*** Dataset extract

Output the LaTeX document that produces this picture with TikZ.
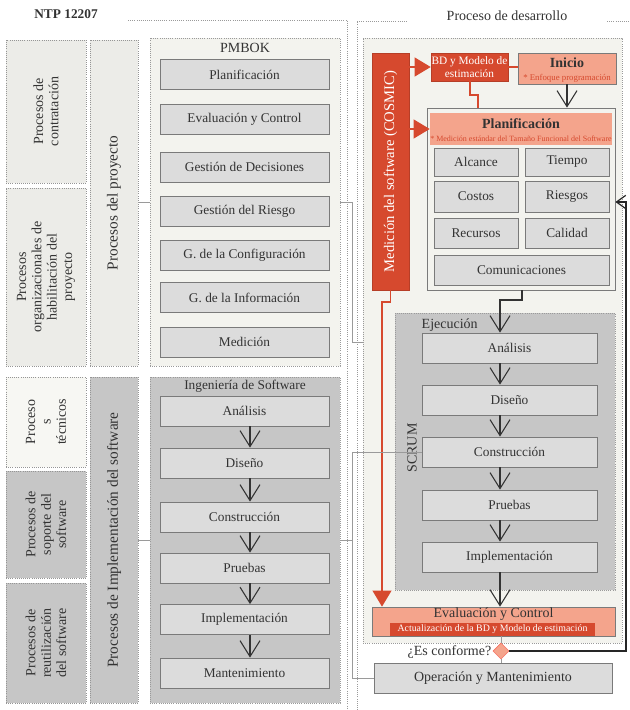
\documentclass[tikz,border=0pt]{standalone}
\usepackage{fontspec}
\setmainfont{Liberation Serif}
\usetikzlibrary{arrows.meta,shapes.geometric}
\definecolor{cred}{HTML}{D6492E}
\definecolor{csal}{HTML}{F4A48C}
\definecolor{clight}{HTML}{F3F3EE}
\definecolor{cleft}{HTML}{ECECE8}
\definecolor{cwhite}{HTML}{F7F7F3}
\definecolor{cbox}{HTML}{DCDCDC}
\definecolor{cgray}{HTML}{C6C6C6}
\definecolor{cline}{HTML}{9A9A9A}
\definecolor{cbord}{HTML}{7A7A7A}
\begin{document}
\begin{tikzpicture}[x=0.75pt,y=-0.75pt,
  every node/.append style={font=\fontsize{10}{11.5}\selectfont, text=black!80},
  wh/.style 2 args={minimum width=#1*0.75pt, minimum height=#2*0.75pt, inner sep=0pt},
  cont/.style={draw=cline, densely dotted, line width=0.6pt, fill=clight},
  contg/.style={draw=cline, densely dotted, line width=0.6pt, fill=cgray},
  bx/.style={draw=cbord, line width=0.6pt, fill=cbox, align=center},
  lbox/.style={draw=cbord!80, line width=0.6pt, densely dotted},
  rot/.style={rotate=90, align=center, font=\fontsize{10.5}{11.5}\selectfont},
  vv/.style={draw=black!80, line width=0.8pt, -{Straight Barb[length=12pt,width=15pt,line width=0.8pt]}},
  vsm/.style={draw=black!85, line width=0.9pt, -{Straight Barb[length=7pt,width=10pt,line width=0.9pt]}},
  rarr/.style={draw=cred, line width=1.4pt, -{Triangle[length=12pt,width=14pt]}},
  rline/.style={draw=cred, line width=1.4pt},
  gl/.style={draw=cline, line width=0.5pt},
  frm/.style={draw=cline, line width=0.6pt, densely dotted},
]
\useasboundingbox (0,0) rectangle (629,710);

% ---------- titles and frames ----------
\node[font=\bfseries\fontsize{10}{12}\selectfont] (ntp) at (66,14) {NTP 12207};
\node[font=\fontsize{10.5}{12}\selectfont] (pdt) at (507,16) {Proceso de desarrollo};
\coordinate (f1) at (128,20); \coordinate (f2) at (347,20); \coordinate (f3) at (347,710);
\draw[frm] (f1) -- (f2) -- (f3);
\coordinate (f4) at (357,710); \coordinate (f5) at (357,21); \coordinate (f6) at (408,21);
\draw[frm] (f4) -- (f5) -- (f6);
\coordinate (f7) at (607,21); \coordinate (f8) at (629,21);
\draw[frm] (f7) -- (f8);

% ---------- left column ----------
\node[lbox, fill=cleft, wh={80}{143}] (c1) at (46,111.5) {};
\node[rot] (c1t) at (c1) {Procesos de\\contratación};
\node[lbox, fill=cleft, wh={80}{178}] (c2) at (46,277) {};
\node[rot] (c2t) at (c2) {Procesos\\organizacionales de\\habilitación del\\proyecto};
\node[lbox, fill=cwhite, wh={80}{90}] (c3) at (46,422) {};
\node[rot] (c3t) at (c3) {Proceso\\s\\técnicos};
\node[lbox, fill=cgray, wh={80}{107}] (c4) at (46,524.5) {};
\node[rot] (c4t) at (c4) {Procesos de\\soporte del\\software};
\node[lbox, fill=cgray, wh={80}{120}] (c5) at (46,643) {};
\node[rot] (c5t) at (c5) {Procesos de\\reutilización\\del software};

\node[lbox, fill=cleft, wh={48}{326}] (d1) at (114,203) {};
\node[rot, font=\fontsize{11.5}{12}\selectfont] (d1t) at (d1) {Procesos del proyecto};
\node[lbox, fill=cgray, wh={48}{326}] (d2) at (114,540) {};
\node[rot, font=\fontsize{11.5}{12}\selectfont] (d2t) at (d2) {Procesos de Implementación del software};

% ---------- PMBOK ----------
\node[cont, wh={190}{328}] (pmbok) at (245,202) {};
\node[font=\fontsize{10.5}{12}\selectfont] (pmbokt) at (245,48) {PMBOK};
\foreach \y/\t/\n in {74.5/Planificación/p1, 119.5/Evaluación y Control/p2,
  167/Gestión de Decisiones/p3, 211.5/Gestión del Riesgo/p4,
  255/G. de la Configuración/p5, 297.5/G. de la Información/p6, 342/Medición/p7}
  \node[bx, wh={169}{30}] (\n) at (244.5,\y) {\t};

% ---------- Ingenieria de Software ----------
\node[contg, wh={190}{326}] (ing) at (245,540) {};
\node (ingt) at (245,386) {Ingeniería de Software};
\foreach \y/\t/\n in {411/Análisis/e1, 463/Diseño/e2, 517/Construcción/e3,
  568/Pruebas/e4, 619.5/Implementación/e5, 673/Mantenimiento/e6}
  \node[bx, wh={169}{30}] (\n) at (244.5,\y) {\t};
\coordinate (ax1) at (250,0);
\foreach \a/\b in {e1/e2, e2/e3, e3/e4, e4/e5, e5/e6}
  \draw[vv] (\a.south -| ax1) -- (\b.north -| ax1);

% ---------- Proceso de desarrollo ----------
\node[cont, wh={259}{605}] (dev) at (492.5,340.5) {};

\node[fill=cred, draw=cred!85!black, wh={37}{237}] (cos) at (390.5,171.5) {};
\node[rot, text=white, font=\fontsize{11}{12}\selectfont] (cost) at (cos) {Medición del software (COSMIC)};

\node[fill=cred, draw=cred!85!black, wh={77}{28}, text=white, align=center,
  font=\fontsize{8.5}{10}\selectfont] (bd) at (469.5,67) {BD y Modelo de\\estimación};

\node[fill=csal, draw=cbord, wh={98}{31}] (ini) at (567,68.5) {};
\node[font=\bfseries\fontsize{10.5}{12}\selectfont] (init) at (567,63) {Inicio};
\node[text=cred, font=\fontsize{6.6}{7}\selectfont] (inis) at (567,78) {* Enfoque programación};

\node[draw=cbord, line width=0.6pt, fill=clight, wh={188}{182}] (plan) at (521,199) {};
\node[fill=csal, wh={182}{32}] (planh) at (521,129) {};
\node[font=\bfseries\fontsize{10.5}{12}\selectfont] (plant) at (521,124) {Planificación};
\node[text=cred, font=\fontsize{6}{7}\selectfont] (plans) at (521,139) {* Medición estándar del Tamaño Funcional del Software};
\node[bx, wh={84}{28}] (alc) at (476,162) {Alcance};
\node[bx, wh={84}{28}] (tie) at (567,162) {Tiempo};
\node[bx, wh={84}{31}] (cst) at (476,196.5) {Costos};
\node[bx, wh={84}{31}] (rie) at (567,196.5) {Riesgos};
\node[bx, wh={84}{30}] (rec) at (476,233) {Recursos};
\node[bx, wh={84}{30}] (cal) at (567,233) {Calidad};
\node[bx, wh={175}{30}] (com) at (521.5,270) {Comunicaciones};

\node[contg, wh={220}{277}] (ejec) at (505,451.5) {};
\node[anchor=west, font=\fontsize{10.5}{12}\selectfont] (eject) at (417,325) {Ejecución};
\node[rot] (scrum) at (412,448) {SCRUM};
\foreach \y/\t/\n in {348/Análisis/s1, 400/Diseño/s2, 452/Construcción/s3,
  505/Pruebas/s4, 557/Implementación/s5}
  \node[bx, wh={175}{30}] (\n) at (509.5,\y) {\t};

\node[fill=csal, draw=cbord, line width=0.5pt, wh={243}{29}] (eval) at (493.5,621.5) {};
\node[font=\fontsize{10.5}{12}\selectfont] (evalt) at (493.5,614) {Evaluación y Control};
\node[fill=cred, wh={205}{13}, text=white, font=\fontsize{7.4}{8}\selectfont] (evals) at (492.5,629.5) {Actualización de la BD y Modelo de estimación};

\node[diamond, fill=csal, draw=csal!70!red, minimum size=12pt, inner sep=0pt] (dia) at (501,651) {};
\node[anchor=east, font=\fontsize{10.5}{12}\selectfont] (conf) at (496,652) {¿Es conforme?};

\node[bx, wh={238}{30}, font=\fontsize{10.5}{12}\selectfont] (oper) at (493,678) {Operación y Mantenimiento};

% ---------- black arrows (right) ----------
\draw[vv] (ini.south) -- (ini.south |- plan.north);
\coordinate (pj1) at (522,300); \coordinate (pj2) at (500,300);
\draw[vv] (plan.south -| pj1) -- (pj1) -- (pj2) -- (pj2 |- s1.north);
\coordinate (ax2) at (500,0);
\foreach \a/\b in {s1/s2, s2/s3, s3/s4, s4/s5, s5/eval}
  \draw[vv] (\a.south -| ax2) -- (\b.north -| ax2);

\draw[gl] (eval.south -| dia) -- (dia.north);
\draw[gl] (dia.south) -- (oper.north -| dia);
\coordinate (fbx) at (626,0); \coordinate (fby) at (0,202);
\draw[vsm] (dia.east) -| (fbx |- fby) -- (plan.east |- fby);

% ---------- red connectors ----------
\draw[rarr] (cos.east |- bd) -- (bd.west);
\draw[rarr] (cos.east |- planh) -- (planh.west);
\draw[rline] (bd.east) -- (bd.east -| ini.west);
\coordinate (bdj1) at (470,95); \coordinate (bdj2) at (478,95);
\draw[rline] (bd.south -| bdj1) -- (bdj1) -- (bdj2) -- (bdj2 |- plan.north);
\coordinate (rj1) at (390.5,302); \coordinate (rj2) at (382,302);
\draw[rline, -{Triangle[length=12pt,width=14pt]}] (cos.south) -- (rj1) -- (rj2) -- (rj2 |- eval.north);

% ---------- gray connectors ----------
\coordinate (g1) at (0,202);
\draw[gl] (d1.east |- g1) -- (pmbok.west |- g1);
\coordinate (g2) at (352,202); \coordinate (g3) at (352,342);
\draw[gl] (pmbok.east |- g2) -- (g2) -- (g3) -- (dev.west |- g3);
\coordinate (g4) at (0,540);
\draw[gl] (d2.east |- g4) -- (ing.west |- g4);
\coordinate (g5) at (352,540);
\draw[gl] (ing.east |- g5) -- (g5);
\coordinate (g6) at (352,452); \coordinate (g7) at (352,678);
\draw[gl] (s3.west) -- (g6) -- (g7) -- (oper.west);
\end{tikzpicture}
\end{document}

******

Leave out the pictures. Transcribe only the lines above, from the first through the one that contains "(0,0) rectangle (629,710);".

• [Result for this exercise]:
Output the LaTeX document that produces this picture with TikZ.
\documentclass[tikz,border=0pt]{standalone}
\usepackage{fontspec}
\setmainfont{Liberation Serif}
\usetikzlibrary{arrows.meta,shapes.geometric}
\definecolor{cred}{HTML}{D6492E}
\definecolor{csal}{HTML}{F4A48C}
\definecolor{clight}{HTML}{F3F3EE}
\definecolor{cleft}{HTML}{ECECE8}
\definecolor{cwhite}{HTML}{F7F7F3}
\definecolor{cbox}{HTML}{DCDCDC}
\definecolor{cgray}{HTML}{C6C6C6}
\definecolor{cline}{HTML}{9A9A9A}
\definecolor{cbord}{HTML}{7A7A7A}
\begin{document}
\begin{tikzpicture}[x=0.75pt,y=-0.75pt,
  every node/.append style={font=\fontsize{10}{11.5}\selectfont, text=black!80},
  wh/.style 2 args={minimum width=#1*0.75pt, minimum height=#2*0.75pt, inner sep=0pt},
  cont/.style={draw=cline, densely dotted, line width=0.6pt, fill=clight},
  contg/.style={draw=cline, densely dotted, line width=0.6pt, fill=cgray},
  bx/.style={draw=cbord, line width=0.6pt, fill=cbox, align=center},
  lbox/.style={draw=cbord!80, line width=0.6pt, densely dotted},
  rot/.style={rotate=90, align=center, font=\fontsize{10.5}{11.5}\selectfont},
  vv/.style={draw=black!80, line width=0.8pt, -{Straight Barb[length=12pt,width=15pt,line width=0.8pt]}},
  vsm/.style={draw=black!85, line width=0.9pt, -{Straight Barb[length=7pt,width=10pt,line width=0.9pt]}},
  rarr/.style={draw=cred, line width=1.4pt, -{Triangle[length=12pt,width=14pt]}},
  rline/.style={draw=cred, line width=1.4pt},
  gl/.style={draw=cline, line width=0.5pt},
  frm/.style={draw=cline, line width=0.6pt, densely dotted},
]
\useasboundingbox (0,0) rectangle (629,710);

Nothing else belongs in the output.